EL SILENCIO Y LA FURIA
¿Qué poder tiene la música? El compositor norteamericano John Cage, en cuatro minutos y treinta y tres segundos, nos dijo que la música es lo que envuelve al espectador. Con esta pieza, que consiste en una partitura con la palabra latina “Tacet”, el compositor ordenaba el silencio. Una canción nunca será la misma. La sentencia —heracliteana, por supuesto— nos dice que cada vez que escuchemos una canción tendremos experiencias diferentes. No sólo escuchamos la música, sino que ésta se ve alterada por los sonidos que nos envuelven: desde el ruido del tren a lo lejos, los cláxones, los niños jugando en la calle, el canto de los pájaros, el bullicio de los vecinos conversando o mi hermano tocando la batería en la cocina al acomodar los trastes.
Por eso, cabe preguntarse: cuando cantamos, ¿siempre es por los mismos motivos? Las canciones populares se graban en el inconsciente colectivo y cada que cantamos lo hacemos dentro de una consciencia universal que nos recuerda al canto ritual más elemental de los primeros habitantes del mundo. Cantamos, casi, como si nos escuchara algún dios. Además, acostumbrados al mundo cinematográfico, podríamos decir que cada persona tiene su soundtrack: a cada escena de nuestra vida cotidiana le ponemos música de fondo; cantamos mientras alzamos la casa o tarareamos mientras vamos en el autobús. Pero este canto no siempre es el mismo. Basta, como simple y llano ejemplo, cuando ante la euforia cantamos mal y atribuimos el error —en una broma gastada por el tiempo— al cantante: es que se equivocó.
¿Qué poder tienen las canciones? En la memoria atesoro un concierto de Nacho Vegas en el Teatro Metropólitan y una canción en particular con la que me di cuenta del poder que tienen las canciones. En ese entonces mi padre ya había muerto y durante el concierto lo recordé cantando, entre los gritos de la gente que no dejó de corear. Pero en un momento llegó un espacio para el silencio y otro para la furia. Antes de cantar “Crímenes cantados”, Nacho Vegas invitó al escenario a un colectivo de mujeres feministas que leyó un manifiesto. La gente guardó silencio para escuchar la digna rabia. Entonces ahí entendí que el silencio también es música.
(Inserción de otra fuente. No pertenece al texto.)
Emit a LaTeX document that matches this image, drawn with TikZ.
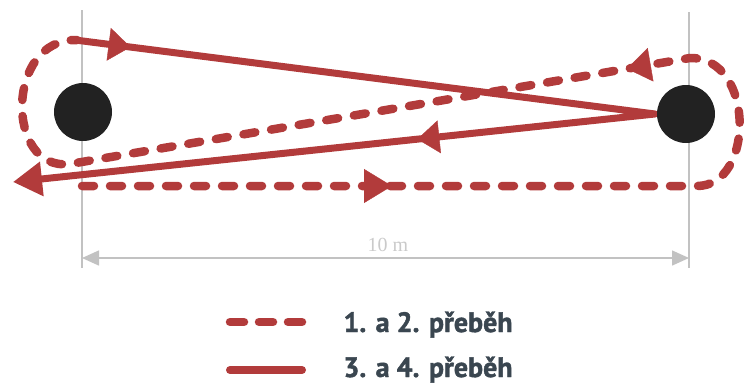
\documentclass[tikz,border=0pt]{standalone}
\usepackage{fontspec}
\usetikzlibrary{arrows.meta,decorations.markings}
\definecolor{runred}{HTML}{B23B3B}
\definecolor{guide}{HTML}{C2C2C2}
\definecolor{dimtext}{HTML}{CACACA}
\definecolor{legtext}{HTML}{3A4650}
\definecolor{conecol}{HTML}{222222}
\newfontfamily\legfont{PT Sans}[BoldFeatures={FakeBold=1.5}]
\newfontfamily\dimfont{Liberation Serif}
\begin{document}
\begin{tikzpicture}[x=1pt,y=-1pt,
  guideline/.style={guide, line width=1.5pt},
  solidrun/.style={runred, line width=7pt},
  dashrun/.style={runred, line width=8.5pt, line cap=round, dash pattern=on 12pt off 16pt},
  cone/.style={circle, fill=conecol, minimum size=58pt, inner sep=0pt},
  legendlabel/.style={anchor=base west, legtext, font=\legfont\bfseries\fontsize{28}{28}\selectfont},
]
\useasboundingbox (0,0) rectangle (744,383);
% guide lines
\coordinate (gl1) at (82,10);
\coordinate (gl2) at (82,268);
\coordinate (gr1) at (689,12);
\coordinate (gr2) at (689,268);
\coordinate (m1) at (82,258);
\coordinate (m2) at (689,258);
\draw[guideline] (gl1) -- (gl2);
\draw[guideline] (gr1) -- (gr2);
\draw[guideline, {Triangle[length=17pt,width=15pt]}-{Triangle[length=17pt,width=15pt]}] (m1) -- (m2);
\node[dimtext, font=\dimfont\fontsize{20}{20}\selectfont] (dim) at (388,245) {10 m};
% dashed run
\coordinate (d0) at (82,186);
\coordinate (d1) at (697,186);
\coordinate (d2) at (690,58);
\coordinate (d3) at (70,164);
\coordinate (d4) at (77,40);
\draw[dashrun] (d0) -- (d1) .. controls (755,186) and (755,57) .. (d2) -- (d3) .. controls (5,172) and (5,38) .. (d4);
\path[decoration={markings, mark=at position 310pt with {\arrow[runred]{Triangle[length=28pt,width=34pt]}}}, decorate] (d0) -- (d1);
\path[decoration={markings, mark=at position 64pt with {\arrow[runred]{Triangle[length=24pt,width=34pt]}}}, decorate] (d2) -- (d3);
% solid run
\coordinate (s0) at (75,40);
\coordinate (s1) at (655,114);
\coordinate (s2) at (13,182);
\draw[solidrun, line join=round, -{Triangle[length=29pt,width=33pt]}] (s0) -- (s1) -- (s2);
\path[decoration={markings, mark=at position 56pt with {\arrow[runred]{Triangle[length=22pt,width=33pt]}}}, decorate] (s0) -- (s1);
\path[decoration={markings, mark=at position 239pt with {\arrow[runred]{Triangle[length=22pt,width=33pt]}}}, decorate] (s1) -- (s2);
% cones
\node[cone] (L) at (83,112) {};
\node[cone] (R) at (686,114) {};
% legend
\coordinate (la) at (230,322);
\coordinate (lb) at (302,322);
\coordinate (lc) at (230,370);
\coordinate (ld) at (302,370);
\draw[dashrun, dash pattern=on 14pt off 15pt] (la) -- (lb);
\draw[solidrun, line width=8pt, line cap=round] (lc) -- (ld);
\node[legendlabel] (t1) at (340,332) {1. a 2. přeběh};
\node[legendlabel] (t2) at (340,377) {3. a 4. přeběh};
\end{tikzpicture}
\end{document}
En el escenario sostenían una manta:
“Disculpen las molestias, nos están asesinando”.
Luego vinieron los gritos y los aplausos.
Nacho Vegas guardó silencio durante unos segundos y después continuó con su concierto. La gente ahora cantaba con más fuerza. La canción de Vegas era muy clara: porque de nada sirve el canto y es tiempo de luchar, que yo no hay que cantar —lo juro por la verdad—, más historias de asesinatos.
Ahora cada que escucho las canciones de aquel concierto, cierro los ojos para recrear la experiencia. Algunas lágrimas ruedan por la mejilla, unas por mi padre y otras por todos los muertos que se perdieron en el mundo y sus familias siguen buscando.
Sin duda, cada canción es un universo.